Price your product competitively, but cover all of your expenses, not just the product costs. Estimate your sales very conservatively. Use a worst-case scenario rather than a hoped-for or desirable level of sales. When you plan for the worst, if it happens, you will survive, and maybe even thrive.
Regardless of what anyone (especially a salesperson) says plan on a maximum of 1/10th of 1% return on your advertising dollars. This allows room for improvement. And remember, no one succeeds without advertising.
What costs do your have? Which are standard monthly costs and which will vary with your volume of sales? What can you do to keep these to a minimum? Which costs can you drop if things take a turn for the worst? Where is your money best spent?

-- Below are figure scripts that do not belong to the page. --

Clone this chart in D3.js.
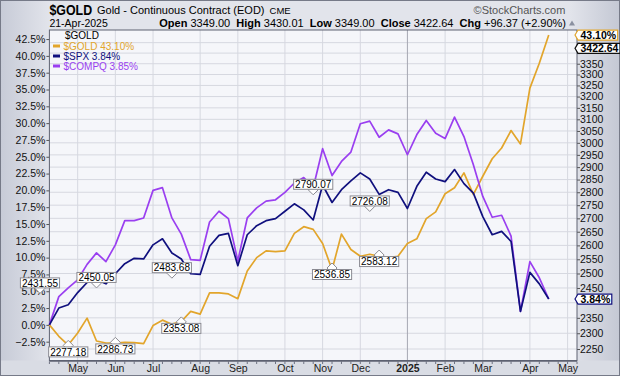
<!DOCTYPE html>
<html>
<head>
<meta charset="utf-8">
<script src="https://cdn.jsdelivr.net/npm/d3@7"></script>
<style>
  body { margin: 0; background: #fff; }
  svg { display: block; font-family: "Liberation Sans", Arial, sans-serif; }
</style>
</head>
<body>
<script>
// weekly closes, % change since week of 15-Apr-2024
const gold = [0, -1.7, -3.0, -1.2, 1.0, -2.4, -2.7, -2.7, -2.6, -2.65, -2.8,
  -0.1, 0.7, 0.1, 0.5, 2.0, 1.6, 4.75, 4.75, 4.6, 3.9, 8.0,
  10.0, 11.0, 10.9, 11.0, 13.6, 14.6, 14.2, 12.1, 8.2, 13.5, 11.2,
  10.2, 10.5, 10.2, 10.0, 10.2, 12.1, 12.8, 15.8, 16.8, 19.5, 20.4,
  22.6, 19.4, 22.1, 24.7, 26.3, 28.9, 26.9, 35.2, 38.9, 43.1];
const spx = [0, 2.5, 3.0, 4.8, 6.3, 6.7, 6.1, 7.6, 9.1, 9.9, 9.8,
  11.9, 12.8, 10.7, 9.8, 7.6, 7.5, 11.7, 13.3, 13.6, 8.8, 13.4,
  14.75, 15.5, 15.8, 16.9, 18.0, 17.1, 15.6, 20.8, 18.2, 20.1, 21.4,
  22.6, 21.7, 19.4, 20.1, 19.7, 17.3, 20.6, 22.7, 21.7, 21.3, 23.1,
  21.0, 19.6, 16.1, 13.4, 13.9, 12.4, 2.0, 7.8, 6.1, 3.84];
const compq = [0, 4.2, 5.5, 6.7, 9.0, 10.7, 9.4, 11.9, 15.5, 15.5, 15.9,
  20.0, 20.4, 15.9, 13.5, 9.7, 9.6, 15.3, 16.9, 15.8, 9.5, 15.9,
  17.4, 18.4, 18.6, 19.7, 21.1, 21.9, 20.4, 26.2, 22.2, 24.3, 25.7,
  29.9, 30.3, 27.9, 29.0, 28.4, 25.3, 28.3, 30.4, 28.5, 27.7, 30.9,
  28.0, 23.8, 19.1, 16.0, 16.3, 13.2, 2.0, 9.4, 7.0, 3.85];

const seriesNames = ["$GOLD", "$SPX", "$COMPQ"];
const seriesLabels = ["$GOLD 43.10%", "$SPX 3.84%", "$COMPQ 3.85%"];
const seriesColors = ["#e2a52b", "#10107e", "#9a3ff0"];

// gold high/low price flags (week index, price, kind)
const annIdx = [-1, 2, 5, 7, 13, 14, 28, 30, 34, 35];
const annPrice = [2431.55, 2277.18, 2450.05, 2286.73, 2483.68, 2353.08, 2790.07, 2536.85, 2726.08, 2583.12];
const annKind = ["high", "low", "high", "low", "high", "low", "high", "low", "high", "low"];

const pctTicks = d3.range(-2.5, 43, 2.5);
const priceTicks = d3.range(2250, 3451, 50);
const lastPrice = 3422.64;

const width = 620, height = 376;
const plot = {left: 49.4, right: 577, top: 30, bottom: 360.5};

// weekly bars dated Monday
const dates = d3.timeMonday.range(new Date(2024, 3, 15), new Date(2025, 4, 13));

const xScale = d3.scaleLinear().domain([0, 56]).range([plot.left, plot.right]);
const yScale = d3.scaleLinear().domain([-5.3, 43.85]).range([plot.bottom, plot.top]);
const yPrice = d3.scaleLog().domain([2214.2, 3511.4]).range([plot.bottom, plot.top]);

// last value tags on the right
const tags = [
  {y: yScale(gold[gold.length - 1]), text: "43.10%", color: seriesColors[0]},
  {y: yPrice(lastPrice), text: lastPrice.toFixed(2), color: "#111"},
  {y: yScale(spx[spx.length - 1]), text: "3.84%", color: seriesColors[1]}
];

const svg = d3.select("body").append("svg")
  .attr("width", width)
  .attr("height", height);

const defs = svg.append("defs");
const bg = defs.append("linearGradient").attr("id", "bg").attr("x1", 0).attr("x2", 1).attr("y1", 0).attr("y2", 0);
bg.append("stop").attr("offset", "0%").attr("stop-color", "#c7cbd7");
bg.append("stop").attr("offset", "8%").attr("stop-color", "#e2e4eb");
bg.append("stop").attr("offset", "92%").attr("stop-color", "#e2e4eb");
bg.append("stop").attr("offset", "100%").attr("stop-color", "#c4c8d4");

svg.append("rect")
  .attr("x", 0.5).attr("y", 0.5)
  .attr("width", width - 1).attr("height", height - 1)
  .attr("fill", "url(#bg)")
  .attr("stroke", "#767a88");

svg.append("rect")
  .attr("x", plot.left).attr("y", plot.top)
  .attr("width", plot.right - plot.left).attr("height", plot.bottom - plot.top)
  .attr("fill", "#f5f6fa");

// header
const header = svg.append("g");
header.append("text").attr("x", 49.4).attr("y", 14.5)
  .attr("font-size", 15).attr("font-weight", "bold")
  .attr("textLength", 42.7).attr("lengthAdjust", "spacingAndGlyphs")
  .text("$GOLD");
const subT = header.append("text").attr("x", 97).attr("y", 14)
  .attr("font-size", 11)
  .text("Gold - Continuous Contract (EOD)");
const subEnd = 97 + subT.node().getComputedTextLength();
header.append("text").attr("x", subEnd + 5).attr("y", 14)
  .attr("font-size", 9.5)
  .text("CME");
header.append("text").attr("x", 565.4).attr("y", 14)
  .attr("text-anchor", "end").attr("font-size", 11).attr("fill", "#555")
  .text("\u00a9StockCharts.com");
header.append("text").attr("x", 49.4).attr("y", 26.5)
  .attr("font-size", 10.5)
  .text("21-Apr-2025");

const ohlc = header.append("text").attr("x", 566).attr("y", 26.5)
  .attr("text-anchor", "end").attr("font-size", 11);
[["Open", " 3349.00  "], ["High", " 3430.01  "], ["Low", " 3349.00  "],
 ["Close", " 3422.64  "], ["Chg", " +96.37 (+2.90%)"]].forEach(p => {
  ohlc.append("tspan").attr("font-weight", "bold").text(p[0]);
  ohlc.append("tspan").attr("xml:space", "preserve").text(p[1]);
});
header.append("path")
  .attr("d", "M569,25.5 L575,25.5 L572,20.5 Z")
  .attr("fill", "#8a90a0");

// grid
const monthIdx = d3.range(1, dates.length).filter(i => dates[i].getMonth() !== dates[i - 1].getMonth());

svg.append("g").selectAll("line")
  .data(priceTicks)
  .join("line")
  .attr("x1", plot.left).attr("x2", plot.right)
  .attr("y1", d => yPrice(d)).attr("y2", d => yPrice(d))
  .attr("stroke", "#d6d8e0");

svg.append("g").selectAll("line")
  .data(monthIdx)
  .join("line")
  .attr("x1", d => xScale(d)).attr("x2", d => xScale(d))
  .attr("y1", plot.top).attr("y2", plot.bottom)
  .attr("stroke", d => dates[d].getMonth() === 0 ? "#a6a8b2" : "#d6d8e0");

// axes
const yAxis = d3.axisLeft(yScale)
  .tickValues(pctTicks)
  .tickFormat(d => d3.format(".1f")(d) + "%")
  .tickSize(3).tickPadding(1);
const gy = svg.append("g")
  .attr("transform", `translate(${plot.left},0)`)
  .call(yAxis);
gy.select(".domain").remove();
gy.selectAll("line").attr("stroke", "#555");
gy.selectAll("text").attr("font-size", 10.5).attr("fill", "#111").attr("font-family", null);

// price labels hidden behind the value tags are not drawn
const yAxisR = d3.axisRight(yPrice)
  .tickValues(priceTicks)
  .tickFormat(d => tags.some(tg => Math.abs(tg.y - yPrice(d)) < 6.5) ? "" : d3.format("d")(d))
  .tickSize(3).tickPadding(0);
const gr = svg.append("g")
  .attr("transform", `translate(${plot.right},0)`)
  .call(yAxisR);
gr.select(".domain").remove();
gr.selectAll("line").attr("stroke", "#555");
gr.selectAll("text").attr("font-size", 10.5).attr("fill", "#111").attr("font-family", null);

svg.append("rect")
  .attr("x", 1).attr("y", plot.bottom)
  .attr("width", width - 2).attr("height", height - plot.bottom - 1)
  .attr("fill", "#d9dce4");

const xAxis = d3.axisBottom(xScale)
  .tickValues(monthIdx)
  .tickFormat(i => dates[i].getMonth() === 0 ? d3.timeFormat("%Y")(dates[i]) : d3.timeFormat("%b")(dates[i]))
  .tickSize(0).tickPadding(4);
const gx = svg.append("g")
  .attr("transform", `translate(0,${plot.bottom})`)
  .call(xAxis);
gx.select(".domain").remove();
gx.selectAll("text")
  .attr("font-size", 10.5).attr("fill", "#222").attr("font-family", null)
  .attr("font-weight", i => dates[i].getMonth() === 0 ? "bold" : null);

svg.append("g").selectAll("line")
  .data(d3.range(0, 57))
  .join("line")
  .attr("x1", d => xScale(d)).attr("x2", d => xScale(d))
  .attr("y1", plot.bottom + 1).attr("y2", plot.bottom + 3.5)
  .attr("stroke", "#6e7282");

svg.append("rect")
  .attr("x", plot.left).attr("y", plot.top)
  .attr("width", plot.right - plot.left).attr("height", plot.bottom - plot.top)
  .attr("fill", "none").attr("stroke", "#5e6272");
svg.append("line")
  .attr("x1", plot.left).attr("x2", plot.right)
  .attr("y1", plot.bottom + 0.5).attr("y2", plot.bottom + 0.5)
  .attr("stroke", "#5e6272").attr("stroke-width", 1.5);

// lines
const line = d3.line()
  .x((d, i) => xScale(i))
  .y(d => yScale(d));

const plotG = svg.append("g");
[gold, compq, spx].forEach(s => {
  const k = s === gold ? 0 : s === spx ? 1 : 2;
  plotG.append("path")
    .attr("d", line(s))
    .attr("fill", "none")
    .attr("stroke", seriesColors[k])
    .attr("stroke-width", 1.7)
    .attr("stroke-linejoin", "round");
});

// price flags
annIdx.forEach((idx, j) => {
  const x = xScale(idx);
  const tip = yPrice(annPrice[j]);
  const up = annKind[j] === "high";
  const s = up ? -1 : 1;
  const g = svg.append("g");
  g.append("path")
    .attr("d", `M${x},${tip} L${x + 5},${tip + s * 5} L${x},${tip + s * 10} L${x - 5},${tip + s * 5} Z`)
    .attr("fill", "#fff").attr("stroke", "#8a8a92");
  const t = g.append("text")
    .attr("x", x)
    .attr("font-size", 10)
    .attr("text-anchor", "middle")
    .text(annPrice[j].toFixed(2));
  const w = t.node().getComputedTextLength() + 3;
  const bTop = up ? tip - 15.5 : tip + 6.5;
  g.insert("rect", "text")
    .attr("x", x - w / 2).attr("y", bTop)
    .attr("width", w).attr("height", 10)
    .attr("fill", "#fff").attr("stroke", "#8a8a92");
  t.attr("y", bTop + 8.7);
});

// legend
const legend = svg.append("g");
legend.append("text").attr("x", 65).attr("y", 38.5).attr("font-size", 10).text("$GOLD");
seriesLabels.forEach((lab, k) => {
  const y = 49.5 + k * 10;
  legend.append("line")
    .attr("x1", 53).attr("x2", 60).attr("y1", y - 3.5).attr("y2", y - 3.5)
    .attr("stroke", seriesColors[k]).attr("stroke-width", 3);
  legend.append("text").attr("x", 63.5).attr("y", y)
    .attr("font-size", 10).attr("fill", seriesColors[k])
    .text(lab);
});

tags.forEach(tg => {
  const g = svg.append("g");
  const t = g.append("text")
    .attr("x", 580.5).attr("y", tg.y + 3.8)
    .attr("font-size", 10.5).attr("font-weight", "bold")
    .text(tg.text);
  const w = t.node().getComputedTextLength() + 4;
  const x0 = 578, y0 = tg.y - 5;
  g.insert("path", "text")
    .attr("d", `M${x0 - 3},${tg.y} L${x0},${y0} L${x0 + w},${y0} L${x0 + w},${y0 + 10} L${x0},${y0 + 10} Z`)
    .attr("fill", "#fff").attr("stroke", tg.color).attr("stroke-width", 1.2);
});
</script>
</body>
</html>
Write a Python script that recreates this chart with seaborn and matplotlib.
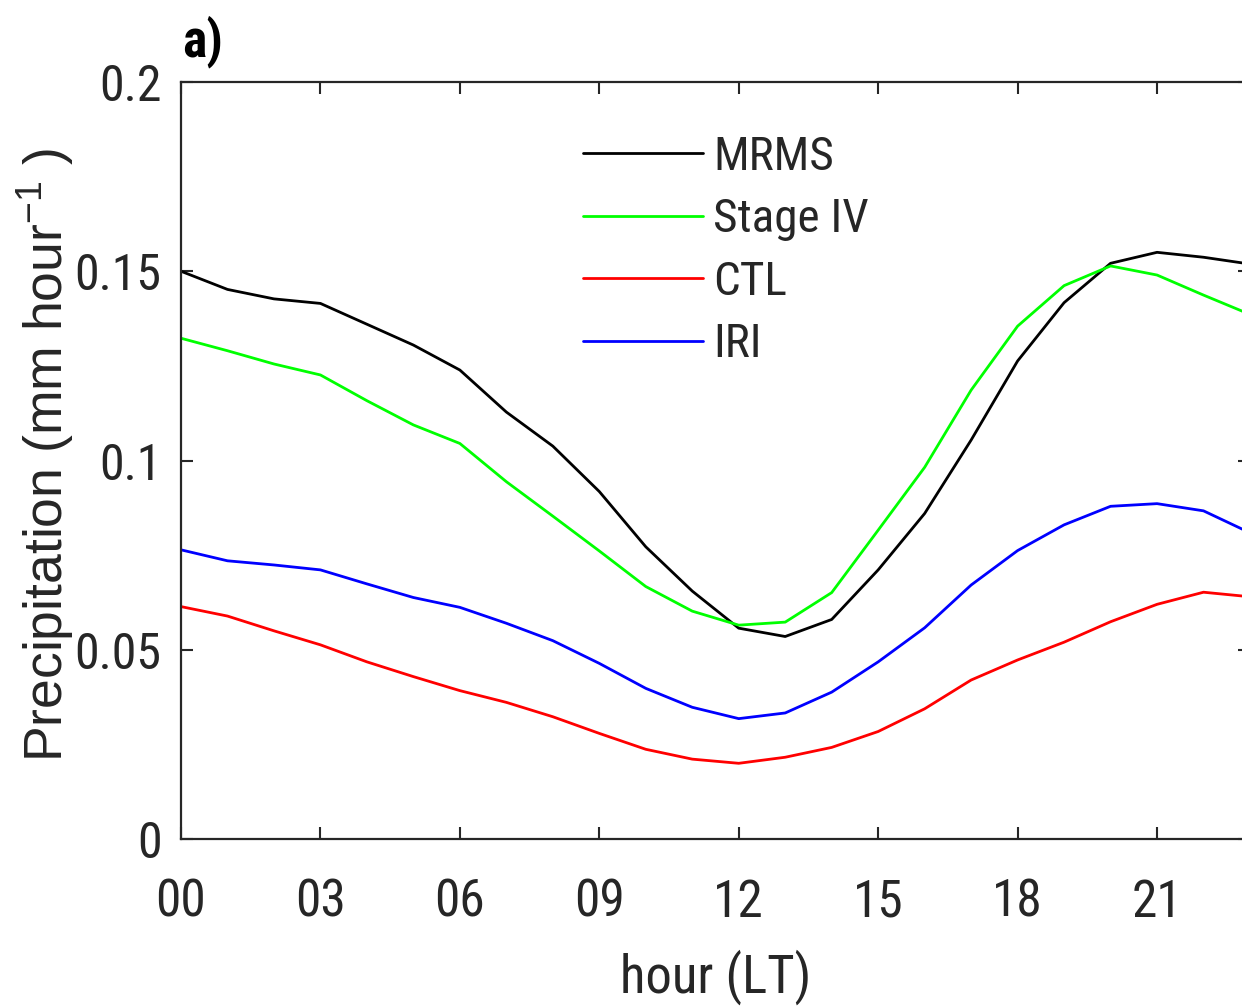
import pandas as pd
import matplotlib
matplotlib.use("Agg")
import matplotlib.pyplot as plt
from matplotlib import font_manager
import seaborn as sns

hours = list(range(24))
mrms = [0.150, 0.1452, 0.1427, 0.1415, 0.1360, 0.1305, 0.1239, 0.1128, 0.1038, 0.0918, 0.0772, 0.0655,
        0.0557, 0.0535, 0.0580, 0.0711, 0.0860, 0.1054, 0.1263, 0.1417, 0.1521, 0.1550, 0.1537, 0.1519]
stage4 = [0.1323, 0.1290, 0.1255, 0.1226, 0.1158, 0.1094, 0.1045, 0.0944, 0.0853, 0.0761, 0.0667, 0.0602,
          0.0565, 0.0573, 0.0651, 0.0816, 0.0982, 0.1186, 0.1355, 0.1462, 0.1514, 0.1490, 0.1437, 0.1386]
ctl = [0.0614, 0.0589, 0.0550, 0.0513, 0.0468, 0.0429, 0.0392, 0.0361, 0.0323, 0.0279, 0.0237, 0.0211,
       0.0200, 0.0216, 0.0242, 0.0284, 0.0344, 0.0420, 0.0473, 0.0520, 0.0574, 0.0620, 0.0652, 0.0640]
iri = [0.0764, 0.0735, 0.0724, 0.0711, 0.0674, 0.0638, 0.0612, 0.0570, 0.0524, 0.0464, 0.0398, 0.0348,
       0.0318, 0.0333, 0.0388, 0.0468, 0.0558, 0.0671, 0.0762, 0.0830, 0.0879, 0.0886, 0.0867, 0.0809]
names = ["MRMS", "Stage IV", "CTL", "IRI"]
colors = ["#000000", "#00ff00", "#ff0000", "#0000ff"]
xticks = list(range(0, 24, 3))
xticklabels = [f"{h:02d}" for h in xticks]
yticks = [0, 0.05, 0.1, 0.15, 0.2]
yticklabels = ["0", "0.05", "0.1", "0.15", "0.2"]

df = pd.DataFrame({"hour": hours * 4,
                   "precip": mrms + stage4 + ctl + iri,
                   "source": sum([[n] * 24 for n in names], [])})

sns.set_theme(style="ticks")
avail = {f.name for f in font_manager.fontManager.ttflist}
narrow = next((f for f in ["Roboto Condensed", "Archivo Narrow", "Liberation Sans"] if f in avail), "DejaVu Sans")
wide = "Liberation Sans" if "Liberation Sans" in avail else "DejaVu Sans"
plt.rcParams["font.family"] = [narrow, "DejaVu Sans"]
plt.rcParams["mathtext.default"] = "regular"
dark = "#262626"

fig = plt.figure(figsize=(12.42, 10.08), dpi=100)
ax = fig.add_axes([181 / 1242, 169 / 1008, 1069 / 1242, 757 / 1008])
sns.lineplot(data=df, x="hour", y="precip", hue="source", hue_order=names,
             palette=colors, linewidth=2.0, ax=ax)

ax.set_xlim(0, 23)
ax.set_ylim(0, 0.2)
ax.set_xticks(xticks)
ax.set_xticklabels(xticklabels)
ax.set_yticks(yticks)
ax.set_yticklabels(yticklabels)
ax.tick_params(direction="in", length=8.5, width=1.5, top=True, right=True,
               labelsize=37, colors=dark)
ax.tick_params(axis="x", pad=28)
ax.tick_params(axis="y", pad=14, labelsize=36)
for s in ax.spines.values():
    s.set_linewidth(1.6)
    s.set_color(dark)

ax.set_xlabel("hour (LT)", fontsize=38, color=dark)
ax.xaxis.set_label_coords(0.5005, -0.146)
ax.xaxis.label.set_va("top")
ax.set_ylabel("Precipitation (mm hour$^{-1}$ )", fontsize=38.5, color=dark, family=wide)
ax.yaxis.set_label_coords(-0.1265, 0.507)
ax.yaxis.label.set_va("center")
fig.text(182 / 1242, 1 - 56 / 1008, "a)", fontsize=37, fontweight="bold",
         ha="left", va="baseline", color="black")

ax.legend(loc="upper left", bbox_to_anchor=(0.376, 0.930), frameon=False,
          fontsize=34, handlelength=2.54, handletextpad=0.22, labelspacing=0.39,
          borderpad=0, borderaxespad=0, title=None)
for line in ax.get_legend().get_lines():
    line.set_linewidth(2.0)

fig.savefig("out.png", dpi=100)
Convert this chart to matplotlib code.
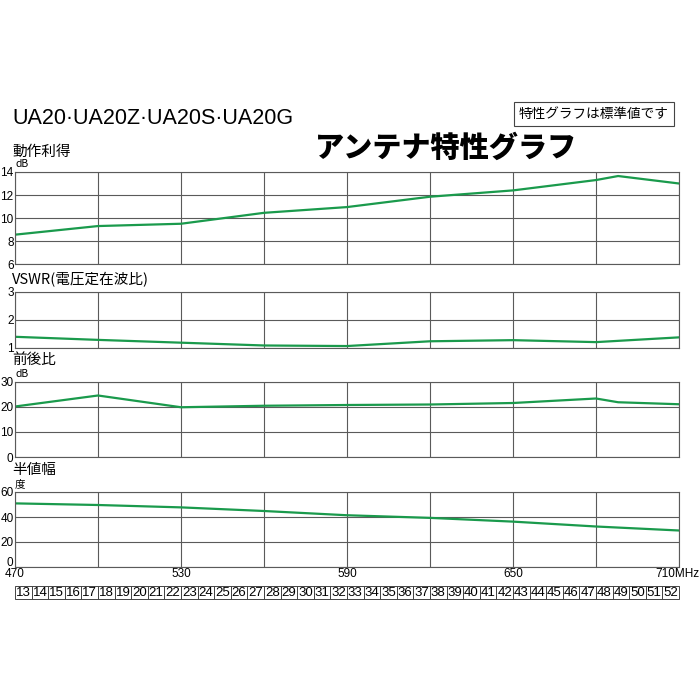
import matplotlib
matplotlib.use("Agg")
import matplotlib.pyplot as plt
import matplotlib.transforms as mtransforms
from matplotlib.patches import Rectangle

JP = ["Noto Sans CJK JP", "DejaVu Sans"]
LAT = ["Liberation Sans", "Noto Sans CJK JP"]
GREEN = "#1a9a4c"
GRID = "#5a5a5a"

# values (MHz -> value)
gain_freq = [470, 500, 530, 560, 590, 620, 650, 680, 688, 710]
gain_db = [8.55, 9.3, 9.5, 10.45, 10.95, 11.85, 12.4, 13.3, 13.65, 13.0]

vswr_freq = [470, 500, 530, 560, 590, 620, 650, 680, 710]
vswr = [1.40, 1.29, 1.19, 1.09, 1.07, 1.24, 1.28, 1.21, 1.38]

fb_freq = [470, 500, 530, 560, 590, 620, 650, 680, 688, 710]
fb_db = [20.2, 24.6, 19.9, 20.5, 20.8, 21.0, 21.6, 23.4, 21.9, 21.1]

beam_freq = [470, 500, 530, 560, 590, 620, 650, 680, 710]
beam_deg = [50.9, 49.6, 47.7, 44.8, 41.4, 39.3, 36.3, 32.4, 29.2]

grid_freqs = [470, 500, 530, 560, 590, 620, 650, 680, 710]
label_freqs = [470, 530, 590, 650]

channels = [13, 14, 15, 16, 17, 18, 19, 20, 21, 22, 23, 24, 25, 26, 27, 28,
            29, 30, 31, 32, 33, 34, 35, 36, 37, 38, 39, 40, 41, 42, 43, 44,
            45, 46, 47, 48, 49, 50, 51, 52]
ch_start_freq = 470
ch_width = 6

W = H = 700
L, R = 15, 679

fig = plt.figure(figsize=(7, 7), dpi=100)


def px(x, y):
    return x / W, 1 - y / H


def add_panel(top, bottom):
    return fig.add_axes([L / W, 1 - bottom / H, (R - L) / W, (bottom - top) / H])


def style(ax, ylim, yticks):
    ax.set_xlim(470, 710)
    ax.set_ylim(*ylim)
    ax.set_xticks(grid_freqs)
    ax.set_yticks(yticks)
    ax.grid(True, color=GRID, lw=0.8)
    ax.set_axisbelow(True)
    for s in ax.spines.values():
        s.set_color(GRID)
        s.set_linewidth(0.8)
    ax.tick_params(length=0, pad=1, labelsize=8.5)
    ax.set_xticklabels([])
    for t in ax.get_yticklabels():
        t.set_family(LAT)


# top, bottom, ylim, yticks, x, y, title, title offset, unit
panels = [
    (172, 264, (6, 14), [6, 8, 10, 12, 14], gain_freq, gain_db, "動作利得", 20, "dB"),
    (292, 348, (1, 3), [1, 2, 3], vswr_freq, vswr, "VSWR(電圧定在波比)", 12, None),
    (382, 457, (0, 30), [0, 10, 20, 30], fb_freq, fb_db, "前後比", 22, "dB"),
    (492, 567, (0, 60), [0, 20, 40, 60], beam_freq, beam_deg, "半値幅", 22, "度"),
]

axes = []
for top, bottom, ylim, yticks, xs, ys, title, off, unit in panels:
    ax = add_panel(top, bottom)
    style(ax, ylim, yticks)
    ax.plot(xs, ys, color=GREEN, lw=1.6, solid_joinstyle="round")
    fig.text(*px(12, top - off), title, family=JP, fontsize=10.5, va="center", ha="left")
    if unit:
        fig.text(*px(15, top - 8), unit, family=JP, fontsize=7.5, va="center", ha="left")
    axes.append(ax)

# frequency labels on the bottom panel
ax = axes[-1]
ax.set_xticklabels([str(f) if f in label_freqs else "" for f in grid_freqs],
                   family=LAT, fontsize=8.5)
fig.text(*px(699, 574), "710MHz", family=LAT, fontsize=8.5, ha="right", va="center")
# the bottom "0" sits a little above its line in the original
lbl0 = ax.get_yticklabels()[0]
lbl0.set_transform(lbl0.get_transform() +
                   mtransforms.ScaledTranslation(0, 5 / 100, fig.dpi_scale_trans))

# channel number row
cax = fig.add_axes([L / W, 1 - 599 / H, (R - L) / W, 13 / H])
cax.set_xlim(470, 710)
cax.set_ylim(0, 1)
cax.axis("off")
for ch in channels:
    x0 = ch_start_freq + ch_width * (ch - channels[0])
    cax.add_patch(Rectangle((x0, 0), ch_width, 1, fill=False, ec="#444444",
                            lw=0.7, clip_on=False))
    cax.text(x0 + ch_width / 2, 0.5, str(ch), ha="center", va="center",
             family=LAT, fontsize=9.5)

# header texts
fig.text(*px(12, 118), "UA20·UA20Z·UA20S·UA20G", family=LAT, fontsize=15.5,
         ha="left", va="center")
fig.text(*px(446, 148), "アンテナ特性グラフ", family=JP, fontsize=21,
         fontweight="heavy", ha="center", va="center")
fig.text(*px(594, 114), "特性グラフは標準値です", family=JP, fontsize=9.8,
         ha="center", va="center",
         bbox=dict(boxstyle="square,pad=0.38", fc="white", ec="#444444", lw=0.8))

fig.savefig("out.png", dpi=100)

Costs are separated into fixed and variable costs. Fixed costs are items such as Rent, Phones, Utilities and Salaries which don’t vary that much from month-to-month. Variable costs are usually related to inventory purchases and/or manufacturing of products and deal with costs that will increase as sales increase and decrease as sales decrease. A non-manufacturing variable cost would be Sales Commissions based on sales volume.
All known costs must be listed and remember to have some set aside for the unknown, and don’t forget your advertising budget.
How long will it take to break even? Make a profit? Expand? When will you need to add personnel? Buy inventory? Purchase new equipment? Take a salary for yourself?
Make a realistic projection of anticipated sales and expenses for at least 12 months, preferably, 36 months. This should include all possible contingencies you can think of that are probable, and, remember, estimate sales low and expenses high. Include your salary as soon as you will need to take it.
By including all possible expenses with sales at their lowest anticipated point, you will give yourself some breathing room should the business not perform as well as you had hoped.